Joseph Muscat and EU President Donald Tusk seemed to echo the same sentiments last Friday at the end of the EU Council in Brussels, which was one of the most acrimonious and tense summits in years.

According to reports, Italian Prime Minister Matteo Renzi rebuked fellow EU leaders on Thursday for failing to agree a plan to take in 40,000 asylum seekers from Italy and Greece, saying they were not worthy of calling themselves Europeans.

Lithuanian President Dalia Grybauskaite told the Italian Prime Minister she had no intention of contributing to any migrant solution.

“If this is your idea of Europe, you can keep it. Either there’s solidarity or don’t waste our time,” Mr Renzi charged back.

Italy has almost single-handedly tackled the boat migrant crisis in the central Mediterranean. Without Italy, the seas around us would have turned into one big cemetery.

It hasn’t just saved thousands of migrants. The Italians have also offered them temporary refuge. So it was no surprise that Italy and Greece have been calling for assistance to relocate some of the asylum seekers.

But what we saw during the EU summit was a veritable ‘not in my back yard’ exercise. Much of the tension appeared to be about ensuring the migration plan was voluntary, not mandatory, as the European Commission had initially suggested.

In fact, leaders of 23 of the 28 countries agreed to do their best to relocate migrants from countries on the frontline, provided it did not come across as being imposed by Brussels.

Dr Muscat offered to take in a number of migrants from the two countries currently shouldering the crisis – at the expense of pressing arguments on Malta’s size? – and talked up the agreement as a major breakthrough. But in reality the EU Council clearly illustrated a fragmented Europe losing its values.

The migration crisis in the Mediterranean makes the biggest mockery of the EU claim to always stand by those in need of help. While leaders posture on the world stage calling for solidarity, with the other face they are telling people it’s not their problem to drum up nationalistic support in their home countries.

The only thing they seem to agree upon is their quest to build walls and create structures to keep asylum seekers out. A Europe of solidarity indeed!

It is not just the migration issue that shows a fractious Europe. Bitter wrangling and dirty media wars have characterised the Greek euro crisis.

On Friday, some EU leaders suggested it would be better for Greece to leave the euro irrespective of the dramatic economic consequences.

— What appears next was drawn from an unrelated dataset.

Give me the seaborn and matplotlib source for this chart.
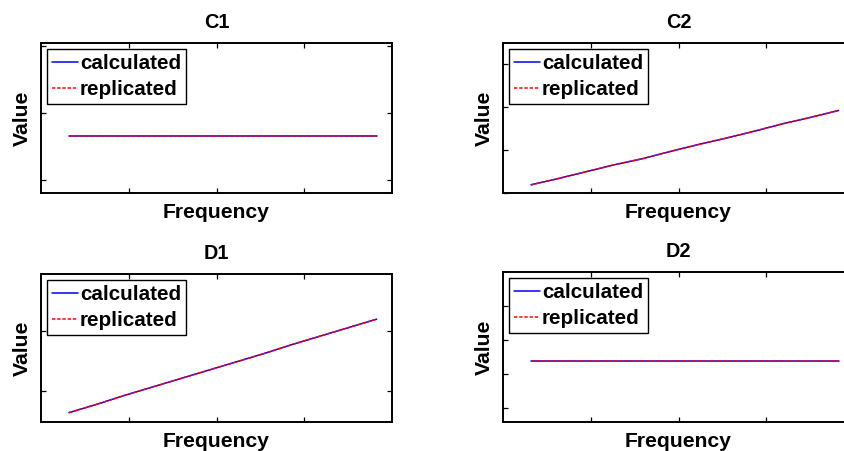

On the other hand, the Greeks have wasted air miles trying to shift the goalposts. Too many economic and social disparities remain between the rich north and the poorer south and east. Europe is proving to the world it is unable to fix its own problems.

It is becoming increasingly apparent that the EU has grown too large, and the beauty in diversity and backgrounds of 28 states is fast proving be the bloc’s Achilles’ heel.

The creation of a community of European states is the most laudable project Europe has created. Malta took its finest political decision when it voted to join in 2003. But too many countries remain focused on their domestic needs.

As Europeans, the Maltese should care about the future of Greece as much as Britain should care about the Mediterranean migration crisis.

Differences will always remain but what we witnessed in Brussels last Friday risks derailing the very core of the European project.